Tropical Africa has two distinct features – rain forests which are dominated by trees and savannas which are dominated by grasses. Both depend on rainfall quantity and seasonality. Seasonality measures how constant the distribution of rainfall over the course of a year is – in other words how long the dry season is.
Forests located close to the Equator receive lots of rainfall constantly over the year, while savannas receive less rainfall and only during the wet season.
Forests and savannas are expected to be strongly affected in the coming decades by changing rainfall patterns, including increased dry periods and decreasing annual rainfall. These changes are already being felt. In some areas of Burkina Faso desertification is increasing, while in Chad rainfall is increasing. These changes are being linked to climate change across the world.
Forests and savannas are expected to be affected greatly by these changes because they depend heavily on rainfall quantity and seasonality.
Savannas and forests function very differently but they are important ecologically and economically.
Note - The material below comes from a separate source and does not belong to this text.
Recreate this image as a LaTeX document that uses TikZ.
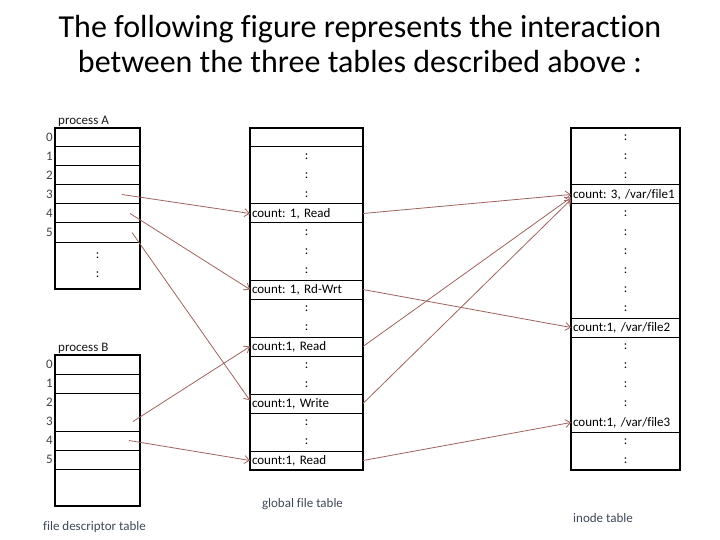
\documentclass[tikz,border=0pt]{standalone}
\usepackage{fontspec}
\setmainfont{Carlito}[Ligatures={NoCommon,NoRare,NoContextual}]
\usepackage{xcolor}
\usepackage{tikz}
\usetikzlibrary{arrows.meta,positioning,fit}
\definecolor{linkred}{RGB}{160,98,94}
\definecolor{capgray}{RGB}{62,72,86}
\frenchspacing

\begin{document}
\begin{tikzpicture}[
  x=1pt, y=-1pt,
  node distance=0pt,
  slot/.style={inner xsep=2pt, inner ysep=0pt, outer sep=0pt, minimum height=19pt, align=left, font=\fontsize{13}{19}\selectfont},
  cell/.style={slot, draw, line width=1pt},
  dots/.style={slot, align=center},
  fdrow/.style={text width=81pt},
  gfrow/.style={text width=109pt},
  inrow/.style={text width=105pt},
  frame/.style={draw, line width=2pt, inner sep=0pt, fit=#1},
  num/.style={font=\fontsize{13}{15}\selectfont, text=black!75, inner sep=0pt},
  caption/.style={font=\fontsize{13}{15}\selectfont, text=capgray, inner sep=0pt},
  arrow/.style={-{Straight Barb[length=5pt,width=8pt]}, line width=0.8pt, draw=linkred}
]
\useasboundingbox (0,0) rectangle (720,540);

\node[font=\fontsize{32}{35}\selectfont, align=center, inner sep=0pt, anchor=north] (title) at (360,15) {The following figure represents the interaction\\between the three tables described above :};

\node[cell, fdrow] (pA0) at (97.5,137.5) {};
\node[cell, fdrow, below=of pA0] (pA1) {};
\node[cell, fdrow, below=of pA1] (pA2) {};
\node[cell, fdrow, below=of pA2] (pA3) {};
\node[cell, fdrow, below=of pA3] (pA4) {};
\node[cell, fdrow, below=of pA4] (pA5) {};
\node[dots, fdrow, minimum height=47pt, below=of pA5] (pAdots) {:\\:};
\node[frame={(pA0)(pAdots)}] (pA) {};

\node[num, left=2pt of pA0] (nA0) {0};
\node[num, left=2pt of pA1] (nA1) {1};
\node[num, left=2pt of pA2] (nA2) {2};
\node[num, left=2pt of pA3] (nA3) {3};
\node[num, left=2pt of pA4] (nA4) {4};
\node[num, left=2pt of pA5] (nA5) {5};
\node[num, text=black!90, above right=0pt and 4pt of pA.north west] (pAname) {process A};

\node[cell, fdrow] (pB0) at (97.5,364.5) {};
\node[cell, fdrow, below=of pB0] (pB1) {};
\node[slot, fdrow, below=of pB1] (pB2) {};
\node[slot, fdrow, below=of pB2] (pB3) {};
\node[cell, fdrow, below=of pB3] (pB4) {};
\node[cell, fdrow, below=of pB4] (pB5) {};
\node[slot, fdrow, minimum height=37pt, below=of pB5] (pBend) {};
\node[frame={(pB0)(pBend)}] (pB) {};

\node[num, left=2pt of pB0] (nB0) {0};
\node[num, left=2pt of pB1] (nB1) {1};
\node[num, left=2pt of pB2] (nB2) {2};
\node[num, left=2pt of pB3] (nB3) {3};
\node[num, left=2pt of pB4] (nB4) {4};
\node[num, left=2pt of pB5] (nB5) {5};
\node[num, text=black!90, above right=0pt and 4pt of pB.north west] (pBname) {process B};
\node[caption, below=14pt of pB, xshift=-3pt] (fdcap) {file descriptor table};

\node[cell, gfrow] (gf0) at (306.5,137.5) {};
\node[dots, gfrow, minimum height=57pt, below=of gf0] (gfdots1) {:\\:\\:};
\node[cell, gfrow, below=of gfdots1] (gfread1) {count: 1, Read};
\node[dots, gfrow, minimum height=57pt, below=of gfread1] (gfdots2) {:\\:\\:};
\node[cell, gfrow, below=of gfdots2] (gfrw) {count: 1, Rd-Wrt};
\node[dots, gfrow, minimum height=38pt, below=of gfrw] (gfdots3) {:\\:};
\node[cell, gfrow, below=of gfdots3] (gfread2) {count:1, Read};
\node[dots, gfrow, minimum height=38pt, below=of gfread2] (gfdots4) {:\\:};
\node[cell, gfrow, below=of gfdots4] (gfwrite) {count:1, Write};
\node[dots, gfrow, minimum height=38pt, below=of gfwrite] (gfdots5) {:\\:};
\node[cell, gfrow, below=of gfdots5] (gfread3) {count:1, Read};
\node[frame={(gf0)(gfread3)}] (gft) {};
\node[caption, below=27pt of gft, xshift=-4pt] (gfcap) {global file table};

\node[dots, inrow, minimum height=57pt] (indots1) at (625.5,156.5) {:\\:\\:};
\node[cell, inrow, below=of indots1] (infile1) {count: 3, /var/file1};
\node[dots, inrow, minimum height=114pt, below=of infile1] (indots2) {:\\:\\:\\:\\:\\:};
\node[cell, inrow, below=of indots2] (infile2) {count:1, /var/file2};
\node[dots, inrow, minimum height=76pt, below=of infile2] (indots3) {:\\:\\:\\:};
\node[slot, inrow, below=of indots3] (infile3) {count:1, /var/file3};
\node[dots, inrow, minimum height=38pt, below=of infile3] (indots4) {:\\:};
\node[frame={(indots1)(indots4)}] (inode) {};
\draw[line width=1pt] (infile3.south west) -- (infile3.south east);
\node[caption, below right=42pt and 3pt of inode.south west] (incap) {inode table};

\draw[arrow] ([xshift=-18pt]pA3.east) -- (gfread1.west);
\draw[arrow] ([xshift=-10pt]pA4.east) -- (gfrw.west);
\draw[arrow] ([xshift=-8pt]pA5.east) -- ([yshift=3pt]gfwrite.west);
\draw[arrow] ([xshift=-7pt]pB3.east) -- (gfread2.west);
\draw[arrow] ([xshift=-11pt]pB4.east) -- (gfread3.west);

\draw[arrow] (gfread1.east) -- (infile1.west);
\draw[arrow] (gfrw.east) -- (infile2.west);
\draw[arrow] (gfread2.east) -- ([yshift=-3pt]infile1.west);
\draw[arrow] (gfwrite.east) -- ([yshift=-5pt]infile1.west);
\draw[arrow] (gfread3.east) -- (infile3.west);
\end{tikzpicture}
\end{document}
They sustain a lot of plant and wildlife. Tropical forests have exceptionally high animal and plant species. They also play a crucial role in regulating the global climate, for example by storing lots of carbon. And people make a living off forests.
Most of sub-Saharan Africa’s agriculture takes place in savanna areas which support most of the continent’s cropland and pasture areas. Importantly, savannas such as the Serengeti National Park in Tanzania are also home to the largest animal populations on Earth.
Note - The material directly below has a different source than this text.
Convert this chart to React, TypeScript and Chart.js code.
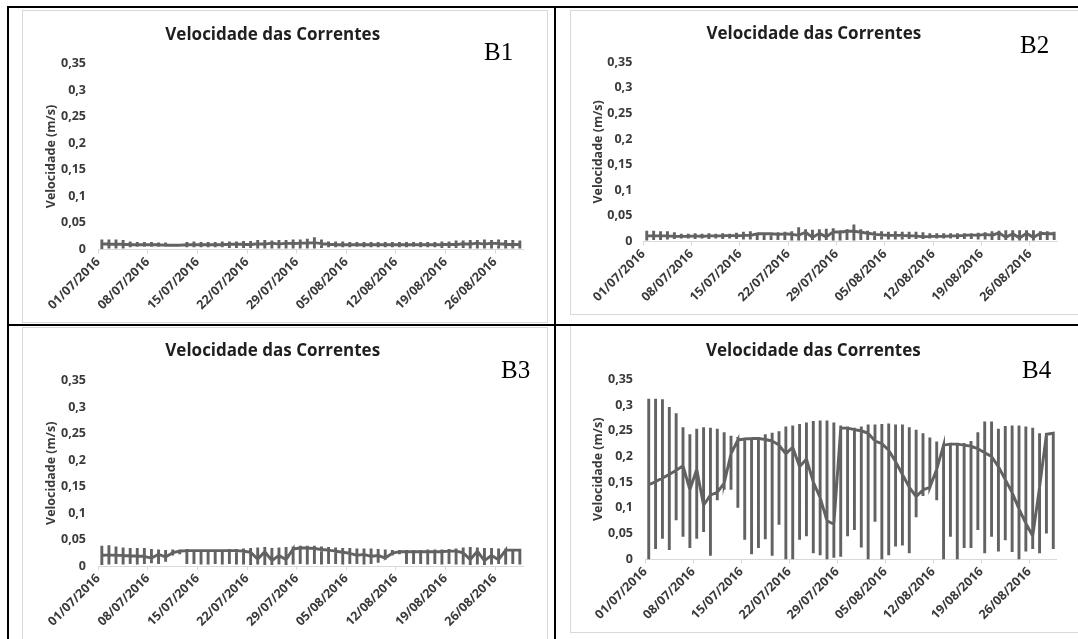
import React, { useEffect, useRef } from 'react';
import { Chart, registerables } from 'chart.js';

Chart.register(...registerables);

// ---------- data ----------
const dateLabels = ['01/07/2016', '08/07/2016', '15/07/2016', '22/07/2016', '29/07/2016', '05/08/2016', '12/08/2016', '19/08/2016', '26/08/2016'];
const dayCount = 60; // 01/07/2016 .. 29/08/2016, one slot per day
const tickStepDays = 7;
const yTickValues = [0, 0.05, 0.1, 0.15, 0.2, 0.25, 0.3, 0.35];
const yTickLabels = ['0', '0,05', '0,1', '0,15', '0,2', '0,25', '0,3', '0,35'];
const chartTitle = 'Velocidade das Correntes';
const yAxisTitle = 'Velocidade (m/s)';

// per day: value at day change (conn), daily maximum, daily minimum
const b1Conn = [0.011,0.01,0.01,0.01,0.009,0.009,0.009,0.009,0.009,0.008,0.008,0.008,0.009,0.009,0.009,0.009,0.009,0.009,0.01,0.01,0.01,0.009,0.011,0.01,0.012,0.01,0.012,0.011,0.012,0.012,0.013,0.011,0.01,0.009,0.009,0.009,0.009,0.009,0.009,0.009,0.009,0.009,0.009,0.009,0.009,0.009,0.009,0.009,0.009,0.01,0.009,0.011,0.01,0.012,0.01,0.012,0.011,0.01,0.009,0.01];
const b1Max = [0.019,0.019,0.019,0.018,0.015,0.014,0.014,0.014,0.013,0.013,0.011,0.011,0.014,0.015,0.014,0.014,0.014,0.015,0.015,0.015,0.016,0.016,0.018,0.018,0.017,0.018,0.018,0.019,0.019,0.02,0.023,0.019,0.015,0.015,0.015,0.014,0.014,0.014,0.014,0.014,0.014,0.014,0.014,0.014,0.014,0.014,0.014,0.014,0.015,0.015,0.017,0.017,0.018,0.018,0.019,0.018,0.019,0.018,0.018,0.017];
const b1Min = [0.001,0.002,0.002,0.002,0.004,0.005,0.005,0.005,0.005,0.006,0.007,0.007,0.004,0.004,0.004,0.004,0.004,0.004,0.003,0.003,0.003,0.003,0.002,0.002,0.002,0.002,0.002,0.002,0.002,0.002,0.002,0.003,0.004,0.004,0.004,0.004,0.005,0.004,0.004,0.004,0.004,0.004,0.004,0.004,0.005,0.004,0.004,0.004,0.003,0.003,0.003,0.003,0.002,0.002,0.002,0.002,0.002,0.002,0.002,0.002];

const b2Conn = [0.011,0.011,0.011,0.011,0.01,0.01,0.01,0.011,0.01,0.011,0.011,0.011,0.012,0.011,0.012,0.012,0.015,0.015,0.015,0.014,0.015,0.014,0.012,0.018,0.008,0.016,0.009,0.019,0.018,0.02,0.02,0.018,0.016,0.014,0.013,0.012,0.012,0.012,0.011,0.011,0.009,0.01,0.01,0.01,0.011,0.011,0.012,0.013,0.012,0.014,0.012,0.017,0.008,0.015,0.007,0.016,0.008,0.016,0.015,0.015];
const b2Max = [0.021,0.021,0.02,0.02,0.018,0.015,0.015,0.016,0.015,0.016,0.015,0.016,0.015,0.017,0.019,0.02,0.017,0.017,0.017,0.018,0.019,0.02,0.028,0.024,0.023,0.024,0.025,0.026,0.022,0.024,0.033,0.024,0.021,0.02,0.02,0.019,0.02,0.019,0.019,0.019,0.018,0.016,0.016,0.016,0.016,0.016,0.016,0.016,0.017,0.018,0.02,0.021,0.022,0.022,0.022,0.022,0.022,0.02,0.02,0.019];
const b2Min = [0.002,0.003,0.003,0.004,0.005,0.006,0.006,0.005,0.006,0.005,0.006,0.005,0.006,0.005,0.004,0.004,0.003,0.003,0.003,0.003,0.003,0.002,0.002,0.002,0.003,0.002,0.003,0.002,0.002,0.003,0.002,0.003,0.003,0.003,0.004,0.004,0.004,0.004,0.005,0.005,0.005,0.006,0.006,0.006,0.006,0.005,0.005,0.005,0.004,0.004,0.003,0.003,0.003,0.002,0.002,0.002,0.002,0.003,0.003,0.003];

const b3Conn = [0.02,0.021,0.02,0.02,0.019,0.019,0.018,0.015,0.022,0.017,0.025,0.028,0.029,0.029,0.029,0.029,0.029,0.029,0.029,0.029,0.028,0.026,0.013,0.027,0.01,0.02,0.012,0.032,0.034,0.034,0.033,0.031,0.03,0.028,0.026,0.024,0.02,0.022,0.018,0.02,0.015,0.024,0.027,0.027,0.027,0.027,0.027,0.027,0.027,0.028,0.028,0.025,0.012,0.028,0.01,0.02,0.012,0.03,0.03,0.03];
const b3Max = [0.038,0.039,0.037,0.035,0.034,0.034,0.034,0.032,0.031,0.03,0.031,0.031,0.032,0.031,0.031,0.031,0.031,0.031,0.032,0.032,0.033,0.034,0.035,0.036,0.034,0.035,0.036,0.037,0.038,0.038,0.038,0.037,0.036,0.035,0.034,0.034,0.033,0.033,0.033,0.032,0.031,0.03,0.03,0.03,0.03,0.03,0.031,0.031,0.031,0.032,0.033,0.035,0.036,0.035,0.034,0.034,0.033,0.033,0.032,0.032];
const b3Min = [0.002,0.003,0.004,0.003,0.004,0.003,0.004,0.005,0.004,0.008,0.02,0.022,0.004,0.004,0.003,0.003,0.004,0.003,0.004,0.003,0.003,0.002,0.003,0.002,0.002,0.003,0.002,0.003,0.004,0.003,0.004,0.003,0.004,0.004,0.003,0.004,0.004,0.003,0.004,0.006,0.012,0.02,0.022,0.004,0.004,0.004,0.003,0.004,0.003,0.004,0.003,0.003,0.002,0.003,0.002,0.003,0.004,0.003,0.004,0.003];

const b4Conn = [0.145,0.151,0.158,0.165,0.173,0.182,0.135,0.175,0.105,0.125,0.13,0.148,0.205,0.232,0.234,0.235,0.235,0.233,0.23,0.222,0.205,0.218,0.18,0.195,0.15,0.12,0.075,0.068,0.255,0.255,0.252,0.25,0.245,0.23,0.225,0.212,0.19,0.165,0.14,0.122,0.135,0.14,0.175,0.222,0.224,0.224,0.222,0.22,0.215,0.207,0.2,0.18,0.155,0.13,0.098,0.07,0.045,0.14,0.243,0.245];
const b4Max = [0.312,0.312,0.311,0.296,0.284,0.257,0.243,0.254,0.257,0.256,0.254,0.247,0.24,0.238,0.236,0.237,0.238,0.243,0.246,0.249,0.258,0.26,0.263,0.266,0.269,0.27,0.27,0.266,0.26,0.258,0.256,0.258,0.262,0.262,0.263,0.264,0.262,0.262,0.257,0.252,0.245,0.237,0.229,0.224,0.224,0.225,0.226,0.23,0.247,0.268,0.268,0.254,0.259,0.26,0.26,0.258,0.256,0.245,0.243,0.246];
const b4Min = [0,0.02,0.04,0.018,0.076,0.044,0.022,0.04,0.053,0.007,0.115,0.135,0.135,0.1,0.038,0.01,0.022,0.039,0.007,0.067,0,0,0.038,0.045,0.012,0.008,0,0.003,0.005,0.045,0.057,0.023,0,0.073,0,0.008,0.025,0.027,0.012,0.082,0.123,0.14,0.115,0,0.044,0,0.022,0.022,0.057,0.012,0.044,0.015,0.037,0.014,0,0.015,0.02,0.012,0.05,0.02];

// ---------- helpers ----------
function buildPoints(conn: number[], max: number[], min: number[]) {
  const pts: { x: number; y: number }[] = [];
  for (let i = 0; i < conn.length; i++) {
    const x = i + 0.5; // centre of the day's slot
    pts.push({ x, y: conn[i] }, { x, y: max[i] }, { x, y: min[i] }, { x, y: conn[i] });
  }
  return pts;
}

const FONT = '"Open Sans", Lato, sans-serif';
const LINE_COLOR = '#626262';
const TEXT_COLOR = '#3a3a3a';
const TITLE_SIZE = 17;
const AXIS_SIZE = 12.5;

type Geo = {
  box: { left: number; top: number; width: number; height: number };
  plot: { left: number; right: number; top: number; bottom: number };
  titleCY: number;
  yTitleCX: number;
  yLabelRight: number;
};

function Panel({ geo, conn, max, min }: { geo: Geo; conn: number[]; max: number[]; min: number[] }) {
  const ref = useRef<HTMLCanvasElement | null>(null);
  useEffect(() => {
    if (!ref.current) return;
    const { box, plot } = geo;
    const relLeft = plot.left - box.left;
    const relRight = plot.right - box.left;
    const relTop = plot.top - box.top;
    const relBottom = plot.bottom - box.top;
    const titleLH = TITLE_SIZE * 1.2;
    const titlePadTop = geo.titleCY - box.top - titleLH / 2;
    const titlePadBottom = relTop - titlePadTop - titleLH;
    const axisLH = AXIS_SIZE * 1.2;
    const yTitlePad = geo.yTitleCX - box.left - axisLH / 2;
    const yTickPad = relLeft - (geo.yLabelRight - box.left);
    const xAxisHeight = box.height - relBottom;

    const chart = new Chart(ref.current, {
      type: 'line',
      data: {
        datasets: [
          {
            data: buildPoints(conn, max, min),
            borderColor: LINE_COLOR,
            borderWidth: 2.9,
            pointRadius: 0,
            fill: false,
            tension: 0,
            clip: false as any,
          },
        ],
      },
      options: {
        animation: false,
        responsive: false,
        devicePixelRatio: 1,
        events: [],
        layout: { padding: { left: 0, right: box.width - relRight, top: 0, bottom: 0 } },
        plugins: {
          legend: { display: false },
          tooltip: { enabled: false },
          title: {
            display: true,
            text: chartTitle,
            color: '#1f1f1f',
            font: { family: FONT, size: TITLE_SIZE, weight: 'bold' },
            padding: { top: titlePadTop, bottom: titlePadBottom },
          },
        },
        scales: {
          x: {
            type: 'linear',
            min: 0,
            max: dayCount,
            afterBuildTicks: (s: any) => {
              s.ticks = dateLabels.map((_, k) => ({ value: k * tickStepDays }));
            },
            afterFit: (s: any) => {
              s.height = xAxisHeight;
            },
            ticks: {
              autoSkip: false,
              minRotation: 45,
              maxRotation: 45,
              padding: 1,
              color: TEXT_COLOR,
              font: { family: FONT, size: AXIS_SIZE, weight: 'bold' },
              callback: (_v: any, i: number) => dateLabels[i],
            },
            grid: { display: true, drawOnChartArea: false, drawTicks: true, tickLength: 4, color: '#d9d9d9' },
            border: { display: true, color: '#d9d9d9', width: 1 },
          },
          y: {
            type: 'linear',
            min: 0,
            max: 0.35,
            afterBuildTicks: (s: any) => {
              s.ticks = yTickValues.map((v) => ({ value: v }));
            },
            afterFit: (s: any) => {
              s.width = relLeft;
            },
            ticks: {
              padding: yTickPad,
              color: TEXT_COLOR,
              font: { family: FONT, size: AXIS_SIZE, weight: 'bold' },
              callback: (_v: any, i: number) => yTickLabels[i],
            },
            grid: { display: false, drawTicks: false, tickLength: 0 },
            border: { display: false },
            title: {
              display: true,
              text: yAxisTitle,
              color: TEXT_COLOR,
              font: { family: FONT, size: AXIS_SIZE, weight: 'bold' },
              padding: { top: yTitlePad, bottom: 0 },
            },
          },
        },
      } as any,
    });
    return () => chart.destroy();
  }, []);
  const { box } = geo;
  return (
    <canvas
      ref={ref}
      width={box.width}
      height={box.height}
      style={{ position: 'absolute', left: box.left, top: box.top, width: box.width, height: box.height }}
    />
  );
}

const geoB1: Geo = {
  box: { left: 22, top: 10, width: 523, height: 312 },
  plot: { left: 98.3, right: 523.4, top: 63.5, bottom: 249.5 },
  titleCY: 34.7,
  yTitleCX: 51,
  yLabelRight: 86,
};
const geoB2: Geo = {
  box: { left: 570, top: 10, width: 508, height: 304 },
  plot: { left: 643.3, right: 1057.6, top: 62.3, bottom: 241.5 },
  titleCY: 34.5,
  yTitleCX: 598,
  yLabelRight: 632.3,
};
const geoB3: Geo = {
  box: { left: 22, top: 327, width: 523, height: 312 },
  plot: { left: 98.3, right: 523.4, top: 380.5, bottom: 566 },
  titleCY: 351.2,
  yTitleCX: 51,
  yLabelRight: 86,
};
const geoB4: Geo = {
  box: { left: 570, top: 325, width: 508, height: 307 },
  plot: { left: 645.3, right: 1056.7, top: 379.3, bottom: 559.3 },
  titleCY: 351,
  yTitleCX: 598,
  yLabelRight: 633,
};

const panelTags = [
  { text: 'B1', left: 484, top: 39 },
  { text: 'B2', left: 1020, top: 32.3 },
  { text: 'B3', left: 501, top: 357.3 },
  { text: 'B4', left: 1022, top: 357.3 },
];

function Rect({ l, t, w, h, c }: { l: number; t: number; w: number; h: number; c: string }) {
  return <div style={{ position: 'absolute', left: l, top: t, width: w, height: h, background: c }} />;
}

function FrameBox({ l, t, w, h }: { l: number; t: number; w: number; h: number }) {
  return (
    <div
      style={{ position: 'absolute', left: l, top: t, width: w, height: h, border: '1px solid #d9d9d9', boxSizing: 'border-box' }}
    />
  );
}

export default function App() {
  return (
    <div style={{ position: 'absolute', left: 0, top: 0, width: 1078, height: 639, overflow: 'hidden', background: '#fff' }}>
      <FrameBox l={22} t={10} w={526} h={313} />
      <FrameBox l={570} t={10} w={520} h={305} />
      <FrameBox l={22} t={327} w={526} h={330} />
      <FrameBox l={570} t={325} w={520} h={308} />
      <Panel geo={geoB1} conn={b1Conn} max={b1Max} min={b1Min} />
      <Panel geo={geoB2} conn={b2Conn} max={b2Max} min={b2Min} />
      <Panel geo={geoB3} conn={b3Conn} max={b3Max} min={b3Min} />
      <Panel geo={geoB4} conn={b4Conn} max={b4Max} min={b4Min} />
      {panelTags.map((p) => (
        <div
          key={p.text}
          style={{
            position: 'absolute',
            left: p.left,
            top: p.top,
            fontFamily: '"Liberation Serif", "Times New Roman", serif',
            fontSize: 25,
            lineHeight: '25px',
            color: '#000',
            whiteSpace: 'nowrap',
          }}
        >
          {p.text}
        </div>
      ))}
      <Rect l={7} t={6} w={1071} h={2} c="#000" />
      <Rect l={7} t={6} w={2} h={633} c="#000" />
      <Rect l={554} t={6} w={2} h={633} c="#000" />
      <Rect l={7} t={324} w={1071} h={2} c="#000" />
    </div>
  );
}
But future changes in the climate could have an impact on these symbolic landscapes. For example, decreasing rainfall in forest areas, and increasing number of droughts, may cause trees to die. In savanna areas, more rain may increase tree growth and cover.
The way people are using the land can also have a big impact on forests and savannas. For example changing agricultural practices toward intensification and conversion of very large areas to cropland has been shown to have a major impact. Thus, conservation efforts need to start taking into account the effects of climate change as well as the potential impact of agricultural conversion to target forests and savannas that are at greatest risk.
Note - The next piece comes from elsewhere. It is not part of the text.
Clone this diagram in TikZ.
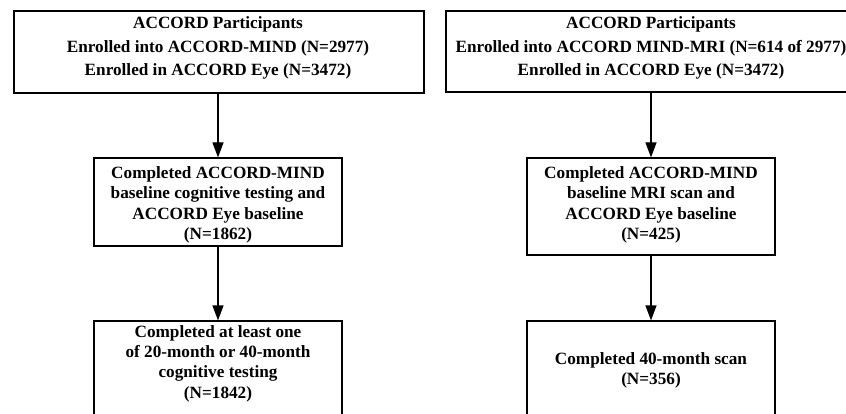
\documentclass[tikz,border=0pt]{standalone}
\usepackage{fontspec}
\setmainfont{Liberation Serif}
\usetikzlibrary{arrows.meta}
\begin{document}
\begin{tikzpicture}[x=1pt,y=-1pt,
  box/.style={draw, line width=1.2pt, rectangle, inner sep=0pt},
  txt/.style={align=center, inner sep=0pt, anchor=north, font=\bfseries\fontsize{17.2}{20.3}\selectfont},
  toptxt/.style={txt, font=\bfseries\fontsize{17.2}{23.6}\selectfont},
  arr/.style={-{Triangle[length=15pt,width=11pt]}, line width=1.2pt}]
\useasboundingbox (0,0) rectangle (846,414);
\clip (0,0) rectangle (846,414);
% boxes
\node[box, minimum width=410pt, minimum height=82pt] (a1) at (219,52) {};
\node[box, minimum width=410pt, minimum height=81pt] (a2) at (651,51.5) {};
\node[box, minimum width=248pt, minimum height=88pt] (b1) at (218,202) {};
\node[box, minimum width=248pt, minimum height=97pt] (b2) at (651,206.5) {};
\node[box, minimum width=248pt, minimum height=119pt] (c1) at (218,380.5) {};
\node[box, minimum width=248pt, minimum height=119pt] (c2) at (651,380.5) {};
% texts
\node[toptxt] (ta1) at (218,16.6) {ACCORD Participants\\Enrolled into ACCORD-MIND (N=2977)\\Enrolled in ACCORD Eye (N=3472)};
\node[toptxt] (ta2) at (651,16.6) {ACCORD Participants\\Enrolled into ACCORD MIND-MRI (N=614 of 2977)\\Enrolled in ACCORD Eye (N=3472)};
\node[txt] (tb1) at (218,166.5) {Completed ACCORD-MIND\\baseline cognitive testing and\\ACCORD Eye baseline\\(N=1862)};
\node[txt] (tb2) at (651,166.5) {Completed ACCORD-MIND\\baseline MRI scan and\\ACCORD Eye baseline\\(N=425)};
\node[txt] (tc1) at (218,325) {Completed at least one\\of 20-month or 40-month\\cognitive testing\\(N=1842)};
\node[txt] (tc2) at (651,352) {Completed 40-month scan\\(N=356)};
% arrows
\draw[arr] (a1.south -| b1.center) -- (b1);
\draw[arr] (b1) -- (c1);
\draw[arr] (a2) -- (b2);
\draw[arr] (b2) -- (c2);
\end{tikzpicture}
\end{document}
The Congo Basin is Africa’s main tropical forest block covering more than 178 million hectares – a third of the size of the Amazon. Tropical forests are also present in East and West Africa but in smaller areas. Trees in these tropical forests are very sensitive to disturbances such as fires which are exacerbated by droughts. Indeed, increasing drought can enable fires to spread from savannas into the adjacent forests. This is what happened during the massive wildfire in the Congo Basin in January 2016.
The prediction is that rainfall will increase in some savanna areas of Central African Republic. This will lead to an increase in tree cover within savannas. If not compensated by fire landscape opening, this tree cover increase could be an issue because it would limit the quantity of grasses accessible for livestock and wild herbivores.
The predictions for the drier regions are more variable. In some areas of the Sahelian region, like Chad, it’s predicted that rainfall will increase, similarly leading to an increase in tree cover. But this is likely to have a positive effect because it will mean more productivity for grasses and trees. In other areas, like in Burkina Faso, the length of the dry season may increase which could drive desertification.
In the case of the Congo Basin, an increase in seasonality could lead to a decrease in tree cover because it’s likely to limit tree growth and increase tree mortality.
But climate change is not the only threat that forests and savannas are facing. The way people are using these two ecosystems is also having an impact. For example, new development policies suggest that more savanna areas should be targeted for biofuel production.